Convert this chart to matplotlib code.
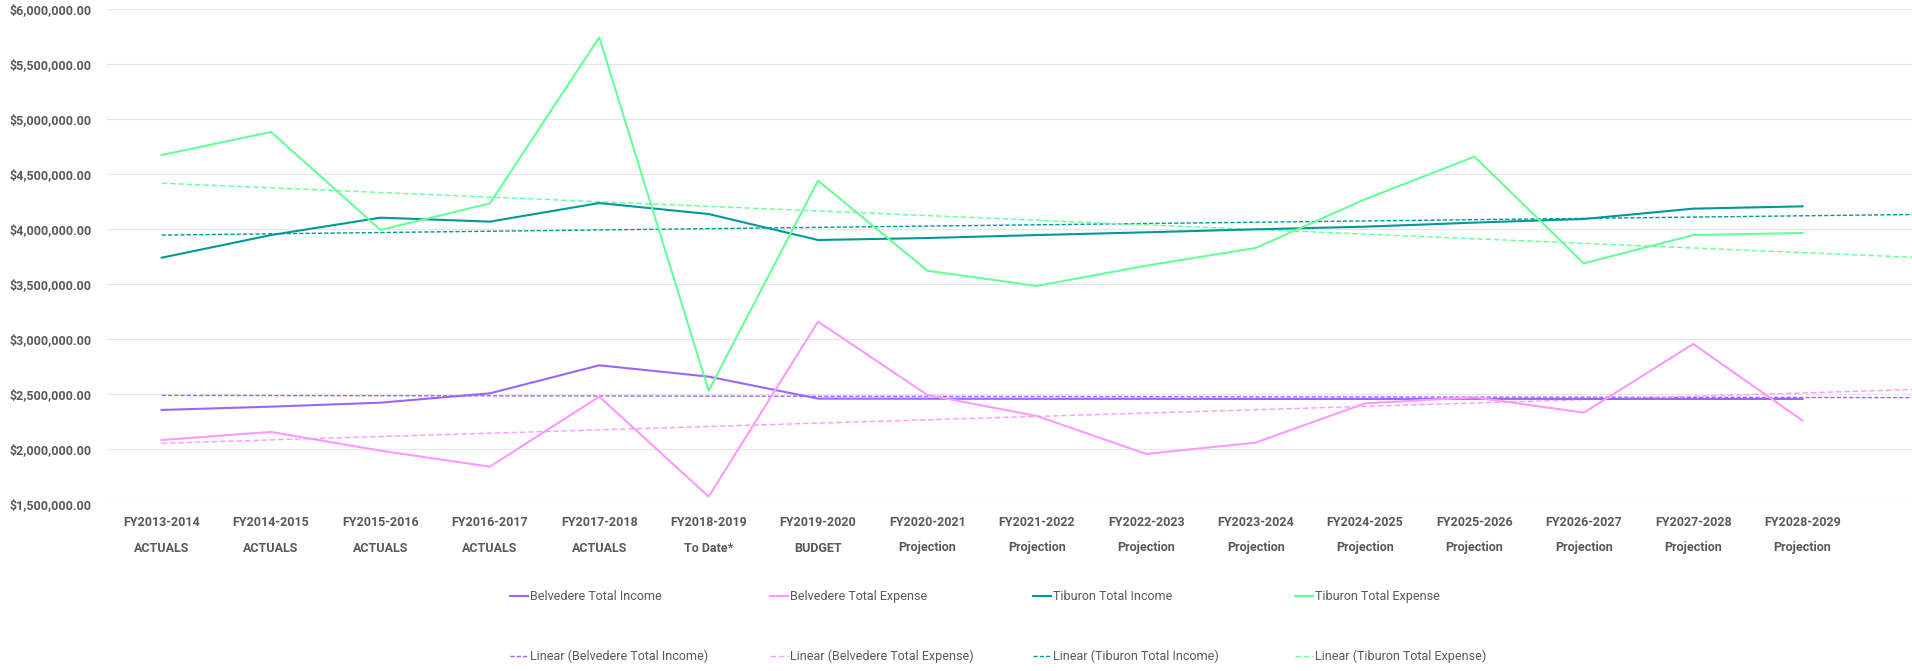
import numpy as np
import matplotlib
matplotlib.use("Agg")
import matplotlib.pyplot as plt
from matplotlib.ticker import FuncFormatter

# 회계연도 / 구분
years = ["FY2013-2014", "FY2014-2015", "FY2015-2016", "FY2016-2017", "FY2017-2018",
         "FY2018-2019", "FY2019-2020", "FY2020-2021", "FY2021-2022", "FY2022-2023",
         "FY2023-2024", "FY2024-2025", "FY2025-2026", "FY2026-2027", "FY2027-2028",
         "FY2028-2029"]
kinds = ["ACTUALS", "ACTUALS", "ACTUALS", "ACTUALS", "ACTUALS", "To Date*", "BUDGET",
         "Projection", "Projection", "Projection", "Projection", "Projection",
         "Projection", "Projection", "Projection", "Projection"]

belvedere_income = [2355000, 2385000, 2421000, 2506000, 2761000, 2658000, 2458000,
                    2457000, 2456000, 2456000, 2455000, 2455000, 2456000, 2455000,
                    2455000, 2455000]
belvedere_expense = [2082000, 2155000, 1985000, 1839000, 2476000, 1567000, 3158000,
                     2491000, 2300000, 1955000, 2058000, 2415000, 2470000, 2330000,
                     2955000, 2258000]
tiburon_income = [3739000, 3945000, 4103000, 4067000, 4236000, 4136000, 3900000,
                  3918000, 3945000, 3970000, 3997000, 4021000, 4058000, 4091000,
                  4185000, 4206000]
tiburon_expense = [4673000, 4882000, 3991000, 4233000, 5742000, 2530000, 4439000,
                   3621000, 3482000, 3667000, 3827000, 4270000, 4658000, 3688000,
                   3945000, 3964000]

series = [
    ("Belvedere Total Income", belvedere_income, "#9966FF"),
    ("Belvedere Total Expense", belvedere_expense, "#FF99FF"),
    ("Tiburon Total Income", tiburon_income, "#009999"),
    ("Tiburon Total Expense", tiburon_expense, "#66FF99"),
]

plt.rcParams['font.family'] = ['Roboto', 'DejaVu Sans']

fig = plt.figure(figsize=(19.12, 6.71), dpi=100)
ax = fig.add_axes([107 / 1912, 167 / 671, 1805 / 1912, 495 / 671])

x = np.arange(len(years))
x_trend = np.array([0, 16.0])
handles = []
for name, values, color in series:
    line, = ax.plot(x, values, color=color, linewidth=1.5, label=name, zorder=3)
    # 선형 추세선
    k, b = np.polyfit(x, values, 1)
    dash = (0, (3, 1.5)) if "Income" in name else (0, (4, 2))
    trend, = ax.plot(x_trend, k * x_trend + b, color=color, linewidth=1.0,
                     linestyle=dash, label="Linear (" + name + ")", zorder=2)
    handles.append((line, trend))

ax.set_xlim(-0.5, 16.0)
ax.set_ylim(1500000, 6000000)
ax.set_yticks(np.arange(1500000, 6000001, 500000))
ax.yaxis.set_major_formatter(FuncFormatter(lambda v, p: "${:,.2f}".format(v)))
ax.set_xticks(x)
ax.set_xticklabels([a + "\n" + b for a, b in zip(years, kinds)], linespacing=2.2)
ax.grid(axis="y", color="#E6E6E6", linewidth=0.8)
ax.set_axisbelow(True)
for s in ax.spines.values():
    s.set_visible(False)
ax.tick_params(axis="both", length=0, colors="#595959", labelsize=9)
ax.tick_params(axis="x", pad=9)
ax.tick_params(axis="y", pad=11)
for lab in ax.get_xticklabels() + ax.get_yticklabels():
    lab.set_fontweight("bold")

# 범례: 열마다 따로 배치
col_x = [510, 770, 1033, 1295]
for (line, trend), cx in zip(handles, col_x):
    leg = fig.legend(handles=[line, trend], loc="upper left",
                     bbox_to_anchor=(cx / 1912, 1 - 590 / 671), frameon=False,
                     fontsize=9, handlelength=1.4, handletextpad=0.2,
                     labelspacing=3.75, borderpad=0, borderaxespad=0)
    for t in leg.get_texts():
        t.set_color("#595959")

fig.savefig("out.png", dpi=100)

☆ ☆ ☆

Copy out each line exactly, without the pictures.

Convert this chart to matplotlib code.
import numpy as np
import matplotlib
matplotlib.use("Agg")
import matplotlib.pyplot as plt
from matplotlib.ticker import FuncFormatter

# 회계연도 / 구분
years = ["FY2013-2014", "FY2014-2015", "FY2015-2016", "FY2016-2017", "FY2017-2018",
         "FY2018-2019", "FY2019-2020", "FY2020-2021", "FY2021-2022", "FY2022-2023",
         "FY2023-2024", "FY2024-2025", "FY2025-2026", "FY2026-2027", "FY2027-2028",
         "FY2028-2029"]
kinds = ["ACTUALS", "ACTUALS", "ACTUALS", "ACTUALS", "ACTUALS", "To Date*", "BUDGET",
         "Projection", "Projection", "Projection", "Projection", "Projection",
         "Projection", "Projection", "Projection", "Projection"]

belvedere_income = [2355000, 2385000, 2421000, 2506000, 2761000, 2658000, 2458000,
                    2457000, 2456000, 2456000, 2455000, 2455000, 2456000, 2455000,
                    2455000, 2455000]
belvedere_expense = [2082000, 2155000, 1985000, 1839000, 2476000, 1567000, 3158000,
                     2491000, 2300000, 1955000, 2058000, 2415000, 2470000, 2330000,
                     2955000, 2258000]
tiburon_income = [3739000, 3945000, 4103000, 4067000, 4236000, 4136000, 3900000,
                  3918000, 3945000, 3970000, 3997000, 4021000, 4058000, 4091000,
                  4185000, 4206000]
tiburon_expense = [4673000, 4882000, 3991000, 4233000, 5742000, 2530000, 4439000,
                   3621000, 3482000, 3667000, 3827000, 4270000, 4658000, 3688000,
                   3945000, 3964000]

series = [
    ("Belvedere Total Income", belvedere_income, "#9966FF"),
    ("Belvedere Total Expense", belvedere_expense, "#FF99FF"),
    ("Tiburon Total Income", tiburon_income, "#009999"),
    ("Tiburon Total Expense", tiburon_expense, "#66FF99"),
]

plt.rcParams['font.family'] = ['Roboto', 'DejaVu Sans']

fig = plt.figure(figsize=(19.12, 6.71), dpi=100)
ax = fig.add_axes([107 / 1912, 167 / 671, 1805 / 1912, 495 / 671])

x = np.arange(len(years))
x_trend = np.array([0, 16.0])
handles = []
for name, values, color in series:
    line, = ax.plot(x, values, color=color, linewidth=1.5, label=name, zorder=3)
    # 선형 추세선
    k, b = np.polyfit(x, values, 1)
    dash = (0, (3, 1.5)) if "Income" in name else (0, (4, 2))
    trend, = ax.plot(x_trend, k * x_trend + b, color=color, linewidth=1.0,
                     linestyle=dash, label="Linear (" + name + ")", zorder=2)
    handles.append((line, trend))

ax.set_xlim(-0.5, 16.0)
ax.set_ylim(1500000, 6000000)
ax.set_yticks(np.arange(1500000, 6000001, 500000))
ax.yaxis.set_major_formatter(FuncFormatter(lambda v, p: "${:,.2f}".format(v)))
ax.set_xticks(x)
ax.set_xticklabels([a + "\n" + b for a, b in zip(years, kinds)], linespacing=2.2)
ax.grid(axis="y", color="#E6E6E6", linewidth=0.8)
ax.set_axisbelow(True)
for s in ax.spines.values():
    s.set_visible(False)
ax.tick_params(axis="both", length=0, colors="#595959", labelsize=9)
ax.tick_params(axis="x", pad=9)
ax.tick_params(axis="y", pad=11)
for lab in ax.get_xticklabels() + ax.get_yticklabels():
    lab.set_fontweight("bold")

# 범례: 열마다 따로 배치
col_x = [510, 770, 1033, 1295]
for (line, trend), cx in zip(handles, col_x):
    leg = fig.legend(handles=[line, trend], loc="upper left",
                     bbox_to_anchor=(cx / 1912, 1 - 590 / 671), frameon=False,
                     fontsize=9, handlelength=1.4, handletextpad=0.2,
                     labelspacing=3.75, borderpad=0, borderaxespad=0)
    for t in leg.get_texts():
        t.set_color("#595959")

fig.savefig("out.png", dpi=100)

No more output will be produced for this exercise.